One might think of Arduinos® as small computers that interact with the physical world. They can sense a variety of things, including light, temperature, physical position, switches and moisture. They can respond by blinking lights, turning electricity off and on, causing motors to run and even making phone calls or sending text messages. A computer program on the Arduino® monitors the sensors and decides what action to take when a sensor reaches a given value. For example, a light sensor can be monitored and a light turned on when the sun goes down.
Arduinos® were created in Italy to provide engineering students with an easy-to-make microcontroller board to use in class projects. The design emphasized low cost, easy construction and simple programming. The intent was to move students immediately into the building phase of a project. Learning to use an Arduino® turned out to be very easy, and they have become popular with the do-it-yourself crowd in many countries.
Mini Arduinos® and other members of the Arduino® family can be built from kits by anyone who has a little soldering skill and a steady hand. The original inventors made the design open source, and plans can be downloaded from the Internet without charge, along with assembly instructions and starter projects. After it is assembled, an Arduino® can be programmed with tools that are available free on the Internet.
Arduinos® are very popular with students, hobbyists and startup businesses around the world. New sensors to attach to them continually become available. The list includes cameras, cell phones, sophisticated chemical sensors, voice synthesizers and Global Positioning System (GPS) receivers. More advanced members of the Arduino® family are used to control self-piloting model aircraft.

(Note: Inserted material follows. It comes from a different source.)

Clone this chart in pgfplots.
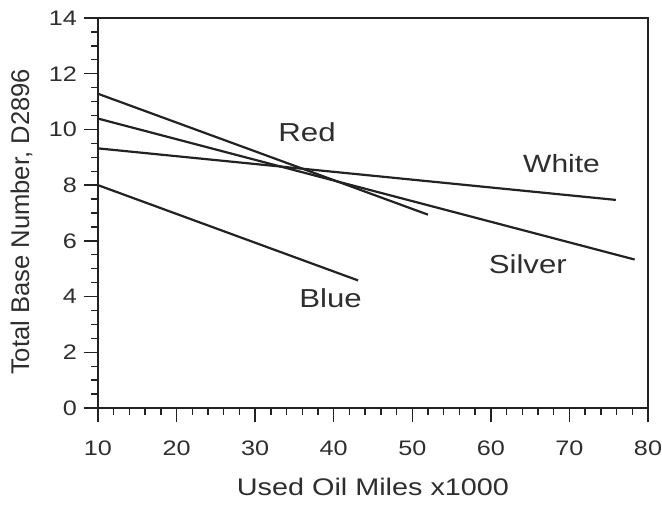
\documentclass[border=0pt]{standalone}
\usepackage{pgfplots}
\pgfplotsset{compat=1.18}
\usepackage{fontspec}
\setmainfont{Liberation Sans}
\newfontfamily\widefont{Liberation Sans}[FakeStretch=1.2]
\definecolor{ink}{HTML}{222222}
\definecolor{txt}{HTML}{2E2E2E}
\begin{document}
\begin{tikzpicture}
\begin{axis}[
  scale only axis,
  width=275pt, height=195pt,
  xmin=10, xmax=80, ymin=0, ymax=14,
  xtick={10,20,...,80}, ytick={0,2,...,14},
  minor x tick num=4, minor y tick num=3,
  xtick pos=left, ytick pos=left,
  tick align=outside,
  major tick length=7pt, minor tick length=3.5pt,
  every tick/.style={ink, line width=0.7pt},
  axis line style={ink, line width=0.8pt},
  /pgf/number format/assume math mode=true,
  tick label style={font=\widefont\fontsize{10.5}{12}\selectfont, text=txt},
  xticklabel style={yshift=-6pt},
  xlabel={Used Oil Miles x1000},
  ylabel={Total Base Number, D2896},
  every axis x label/.style={at={(axis description cs:0.5,-0.2256)}, anchor=base, font=\widefont\fontsize{12}{14}\selectfont, text=txt},
  every axis y label/.style={at={(axis description cs:-0.125,0.477)}, rotate=90, anchor=base, font=\fontsize{12.8}{14}\selectfont, text=txt},
  clip=false,
]
% Red
\addplot[ink, line width=1.1pt] coordinates {(10,11.28) (52,6.94)};
% Silver
\addplot[ink, line width=1.1pt] coordinates {(10,10.39) (78.3,5.33)};
% White
\addplot[ink, line width=1.1pt] coordinates {(10,9.32) (75.9,7.47)};
% Blue
\addplot[ink, line width=1.1pt] coordinates {(10,8.0) (43.1,4.58)};
\node[font=\widefont\fontsize{13}{15}\selectfont, text=txt] at (axis cs:36.6,9.91) {Red};
\node[font=\widefont\fontsize{12.5}{15}\selectfont, text=txt] at (axis cs:69,8.77) {White};
\node[font=\widefont\fontsize{13}{15}\selectfont, text=txt] at (axis cs:64.7,5.16) {Silver};
\node[font=\widefont\fontsize{13}{15}\selectfont, text=txt] at (axis cs:39.6,3.95) {Blue};
\end{axis}
\pgfresetboundingbox
\path[use as bounding box] ([xshift=-49pt,yshift=-48pt]current axis.south west) rectangle ([xshift=7pt,yshift=9pt]current axis.north east);
\end{tikzpicture}
\end{document}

An Arduino® can be plugged into a breadboard or soldered onto a printed circuit board. This makes Arduinos® ideal for use in developing new devices. While on a breadboard, electronic components can be easily moved around and rewired, allowing design changes to be made with little trouble. When the design is complete, the same components, processor and programming can be soldered onto a circuit board and used in production. A mini Arduino® is surface-mounted to conserve space, so it usually is purchased already mounted on a circuit board.
Arduino® inventions include autonomous robots and remote pollution monitoring stations. They connect easily to the Internet, so Arduino® projects can send their results to a computer on the web. Small nine-volt batteries can power them for long periods of time.